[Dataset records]
--------------------

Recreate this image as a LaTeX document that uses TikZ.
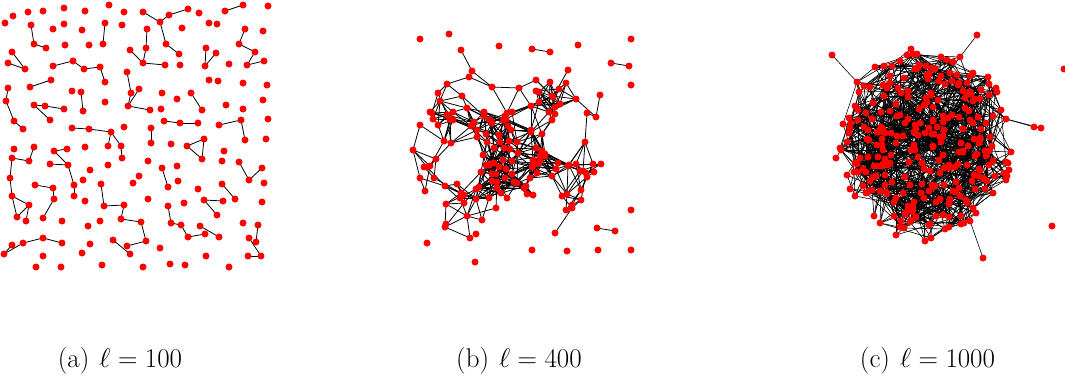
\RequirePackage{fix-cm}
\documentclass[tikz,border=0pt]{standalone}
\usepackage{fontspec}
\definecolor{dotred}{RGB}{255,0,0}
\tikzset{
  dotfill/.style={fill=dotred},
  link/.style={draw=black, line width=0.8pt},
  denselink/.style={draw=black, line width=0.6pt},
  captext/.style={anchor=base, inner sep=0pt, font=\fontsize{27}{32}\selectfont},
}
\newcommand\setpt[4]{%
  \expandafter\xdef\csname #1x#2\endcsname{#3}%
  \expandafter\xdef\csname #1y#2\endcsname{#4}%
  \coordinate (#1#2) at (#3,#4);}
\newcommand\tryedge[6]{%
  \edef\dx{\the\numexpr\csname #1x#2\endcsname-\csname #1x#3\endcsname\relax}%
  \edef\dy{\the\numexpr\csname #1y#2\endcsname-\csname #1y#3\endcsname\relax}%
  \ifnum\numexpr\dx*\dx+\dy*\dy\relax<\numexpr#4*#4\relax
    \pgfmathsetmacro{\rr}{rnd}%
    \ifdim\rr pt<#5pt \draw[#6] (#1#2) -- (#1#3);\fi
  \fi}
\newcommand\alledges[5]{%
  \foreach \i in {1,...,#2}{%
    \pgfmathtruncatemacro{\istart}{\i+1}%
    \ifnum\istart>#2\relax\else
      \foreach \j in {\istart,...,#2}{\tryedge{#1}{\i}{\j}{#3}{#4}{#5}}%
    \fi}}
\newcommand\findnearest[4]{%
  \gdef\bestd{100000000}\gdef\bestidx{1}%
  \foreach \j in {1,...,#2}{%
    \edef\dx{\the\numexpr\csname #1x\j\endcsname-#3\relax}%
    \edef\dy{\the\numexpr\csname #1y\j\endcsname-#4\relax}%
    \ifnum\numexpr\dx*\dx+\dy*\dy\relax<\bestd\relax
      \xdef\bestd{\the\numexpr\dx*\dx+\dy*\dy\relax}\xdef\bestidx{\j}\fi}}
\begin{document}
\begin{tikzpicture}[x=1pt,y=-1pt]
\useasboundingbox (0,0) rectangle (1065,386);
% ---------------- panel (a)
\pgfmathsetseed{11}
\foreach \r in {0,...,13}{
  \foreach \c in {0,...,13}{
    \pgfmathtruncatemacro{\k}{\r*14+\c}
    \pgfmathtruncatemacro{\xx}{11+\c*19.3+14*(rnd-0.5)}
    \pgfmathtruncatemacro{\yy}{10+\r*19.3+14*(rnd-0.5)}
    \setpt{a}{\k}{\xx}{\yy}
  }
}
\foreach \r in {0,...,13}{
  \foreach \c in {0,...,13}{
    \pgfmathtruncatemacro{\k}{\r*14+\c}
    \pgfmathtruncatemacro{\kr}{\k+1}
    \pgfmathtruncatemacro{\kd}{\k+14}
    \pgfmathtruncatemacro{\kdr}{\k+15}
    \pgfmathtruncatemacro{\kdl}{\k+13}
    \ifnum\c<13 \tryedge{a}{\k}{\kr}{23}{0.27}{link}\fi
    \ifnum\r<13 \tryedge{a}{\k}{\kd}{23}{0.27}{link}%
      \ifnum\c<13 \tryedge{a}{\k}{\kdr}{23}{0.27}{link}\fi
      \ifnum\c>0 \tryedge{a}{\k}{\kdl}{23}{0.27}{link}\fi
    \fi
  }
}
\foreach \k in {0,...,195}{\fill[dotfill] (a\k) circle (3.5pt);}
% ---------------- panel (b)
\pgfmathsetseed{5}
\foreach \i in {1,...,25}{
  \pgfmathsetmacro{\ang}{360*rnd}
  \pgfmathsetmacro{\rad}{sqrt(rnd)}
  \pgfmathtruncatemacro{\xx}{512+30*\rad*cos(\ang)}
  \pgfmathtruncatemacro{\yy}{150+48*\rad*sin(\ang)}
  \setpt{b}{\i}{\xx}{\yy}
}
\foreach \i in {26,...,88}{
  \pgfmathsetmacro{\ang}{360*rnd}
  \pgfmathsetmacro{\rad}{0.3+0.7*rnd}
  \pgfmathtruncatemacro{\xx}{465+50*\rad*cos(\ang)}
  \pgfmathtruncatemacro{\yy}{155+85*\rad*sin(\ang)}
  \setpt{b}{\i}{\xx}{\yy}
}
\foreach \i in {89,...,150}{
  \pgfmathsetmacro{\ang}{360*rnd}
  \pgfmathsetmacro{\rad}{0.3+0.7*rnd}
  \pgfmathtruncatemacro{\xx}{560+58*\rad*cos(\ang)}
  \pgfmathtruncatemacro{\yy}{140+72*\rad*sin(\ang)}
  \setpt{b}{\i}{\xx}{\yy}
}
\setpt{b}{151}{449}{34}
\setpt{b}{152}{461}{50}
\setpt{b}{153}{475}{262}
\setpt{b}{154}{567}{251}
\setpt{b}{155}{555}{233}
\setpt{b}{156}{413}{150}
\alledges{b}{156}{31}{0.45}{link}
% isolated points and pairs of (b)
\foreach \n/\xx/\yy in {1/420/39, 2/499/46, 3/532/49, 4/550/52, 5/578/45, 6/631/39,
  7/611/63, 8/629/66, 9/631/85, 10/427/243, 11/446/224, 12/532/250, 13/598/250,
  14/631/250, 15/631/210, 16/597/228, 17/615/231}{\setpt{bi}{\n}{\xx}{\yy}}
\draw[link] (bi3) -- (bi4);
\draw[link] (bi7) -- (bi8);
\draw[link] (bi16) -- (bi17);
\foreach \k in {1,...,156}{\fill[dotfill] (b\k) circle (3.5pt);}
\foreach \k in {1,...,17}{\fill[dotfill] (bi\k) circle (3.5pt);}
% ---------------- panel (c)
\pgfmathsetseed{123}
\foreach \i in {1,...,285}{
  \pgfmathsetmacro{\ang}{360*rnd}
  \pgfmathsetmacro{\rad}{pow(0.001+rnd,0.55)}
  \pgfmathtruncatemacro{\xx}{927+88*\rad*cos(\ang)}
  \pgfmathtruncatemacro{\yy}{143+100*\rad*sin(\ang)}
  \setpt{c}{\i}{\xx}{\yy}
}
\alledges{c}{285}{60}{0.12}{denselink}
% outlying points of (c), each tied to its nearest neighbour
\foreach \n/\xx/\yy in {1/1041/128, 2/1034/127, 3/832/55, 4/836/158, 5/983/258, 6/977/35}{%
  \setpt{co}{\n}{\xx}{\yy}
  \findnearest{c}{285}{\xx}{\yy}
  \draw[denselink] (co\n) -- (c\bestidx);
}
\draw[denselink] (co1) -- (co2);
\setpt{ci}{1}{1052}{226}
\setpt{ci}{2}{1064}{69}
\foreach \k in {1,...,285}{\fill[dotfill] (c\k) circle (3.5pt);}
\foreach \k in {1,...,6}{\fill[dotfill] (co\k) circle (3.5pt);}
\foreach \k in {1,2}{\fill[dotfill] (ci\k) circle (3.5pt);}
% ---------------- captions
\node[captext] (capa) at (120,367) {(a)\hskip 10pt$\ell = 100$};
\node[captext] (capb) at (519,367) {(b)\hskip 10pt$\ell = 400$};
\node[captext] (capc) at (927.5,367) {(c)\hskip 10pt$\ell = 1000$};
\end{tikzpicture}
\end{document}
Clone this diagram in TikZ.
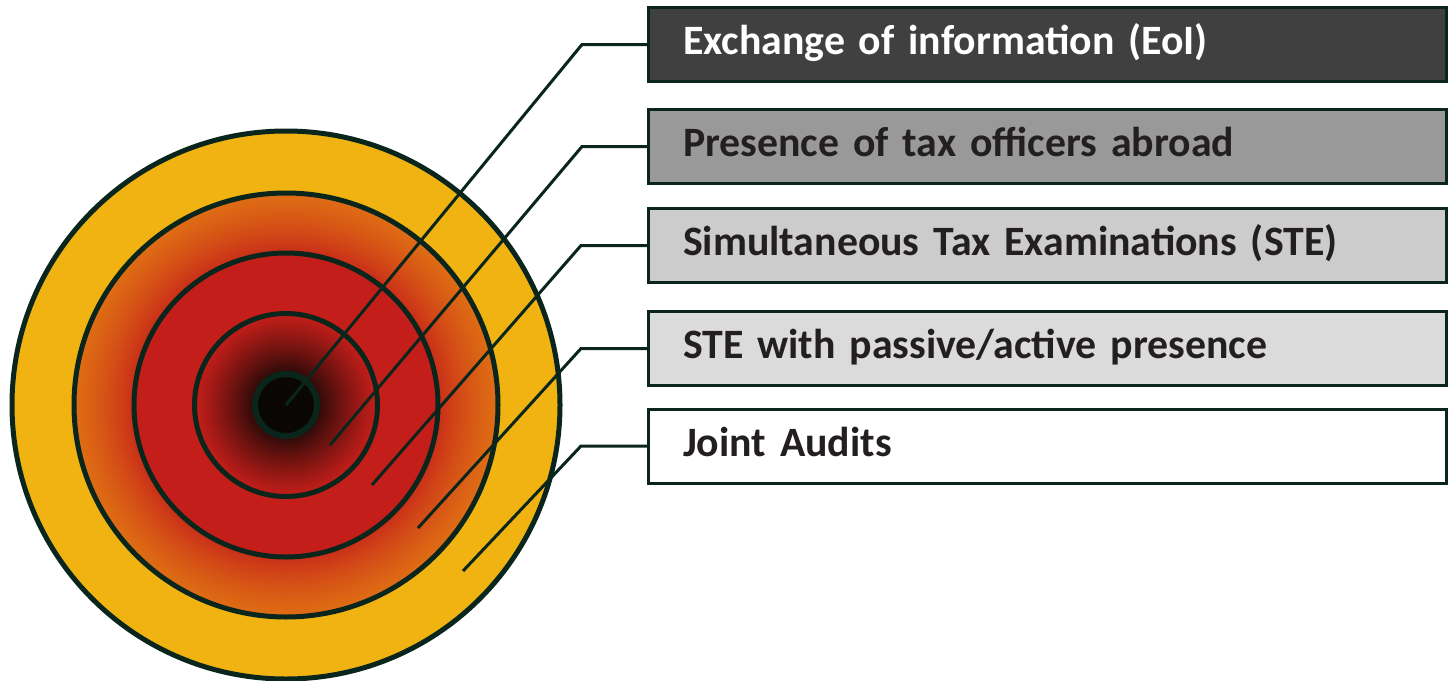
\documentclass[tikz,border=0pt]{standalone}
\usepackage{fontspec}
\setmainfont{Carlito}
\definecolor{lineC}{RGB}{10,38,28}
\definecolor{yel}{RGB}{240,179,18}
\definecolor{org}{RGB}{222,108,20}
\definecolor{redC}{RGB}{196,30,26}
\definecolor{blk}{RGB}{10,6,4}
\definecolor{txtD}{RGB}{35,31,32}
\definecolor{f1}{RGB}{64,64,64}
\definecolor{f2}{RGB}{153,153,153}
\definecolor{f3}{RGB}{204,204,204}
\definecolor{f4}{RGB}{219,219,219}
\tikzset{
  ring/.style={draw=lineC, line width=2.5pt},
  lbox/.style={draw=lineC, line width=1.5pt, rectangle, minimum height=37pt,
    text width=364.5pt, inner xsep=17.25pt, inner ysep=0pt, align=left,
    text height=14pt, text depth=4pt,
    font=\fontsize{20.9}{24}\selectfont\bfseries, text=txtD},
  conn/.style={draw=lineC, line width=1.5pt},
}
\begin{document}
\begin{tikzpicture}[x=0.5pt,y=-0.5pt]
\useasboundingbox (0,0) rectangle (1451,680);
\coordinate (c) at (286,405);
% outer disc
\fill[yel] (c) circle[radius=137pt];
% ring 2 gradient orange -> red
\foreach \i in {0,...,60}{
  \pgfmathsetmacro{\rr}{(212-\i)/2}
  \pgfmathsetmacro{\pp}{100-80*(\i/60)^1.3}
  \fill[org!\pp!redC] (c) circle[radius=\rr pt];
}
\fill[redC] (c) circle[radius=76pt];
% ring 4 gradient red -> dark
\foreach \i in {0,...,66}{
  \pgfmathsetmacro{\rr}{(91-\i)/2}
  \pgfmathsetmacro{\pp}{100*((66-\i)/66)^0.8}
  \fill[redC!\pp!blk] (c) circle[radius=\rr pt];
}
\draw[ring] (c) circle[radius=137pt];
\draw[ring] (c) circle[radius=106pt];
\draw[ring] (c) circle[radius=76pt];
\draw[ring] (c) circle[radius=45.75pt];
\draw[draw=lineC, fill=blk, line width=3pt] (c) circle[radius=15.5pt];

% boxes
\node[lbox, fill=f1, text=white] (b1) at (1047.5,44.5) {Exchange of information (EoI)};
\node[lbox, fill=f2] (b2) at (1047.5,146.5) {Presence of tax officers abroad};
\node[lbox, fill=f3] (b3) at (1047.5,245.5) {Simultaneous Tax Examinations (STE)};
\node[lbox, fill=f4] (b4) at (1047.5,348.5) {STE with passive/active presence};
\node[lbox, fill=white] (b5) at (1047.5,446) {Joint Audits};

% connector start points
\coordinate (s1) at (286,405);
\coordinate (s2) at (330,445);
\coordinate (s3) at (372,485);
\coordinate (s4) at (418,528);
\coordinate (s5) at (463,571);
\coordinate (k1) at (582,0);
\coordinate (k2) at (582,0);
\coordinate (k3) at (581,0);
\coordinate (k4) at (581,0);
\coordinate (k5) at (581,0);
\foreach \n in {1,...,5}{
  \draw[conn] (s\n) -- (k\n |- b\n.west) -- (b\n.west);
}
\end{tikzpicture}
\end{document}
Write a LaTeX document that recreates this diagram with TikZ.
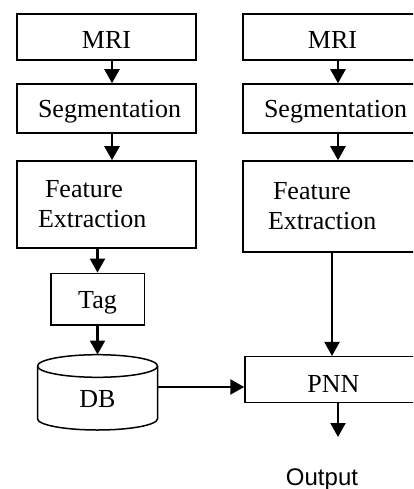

--------------------

» **Directions**
In the entries above, find every line holding the word "with" and copy it out.

» **Finished answer**
\node[lbox, fill=f4] (b4) at (1047.5,348.5) {STE with passive/active presence};
Write a LaTeX document that recreates this diagram with TikZ.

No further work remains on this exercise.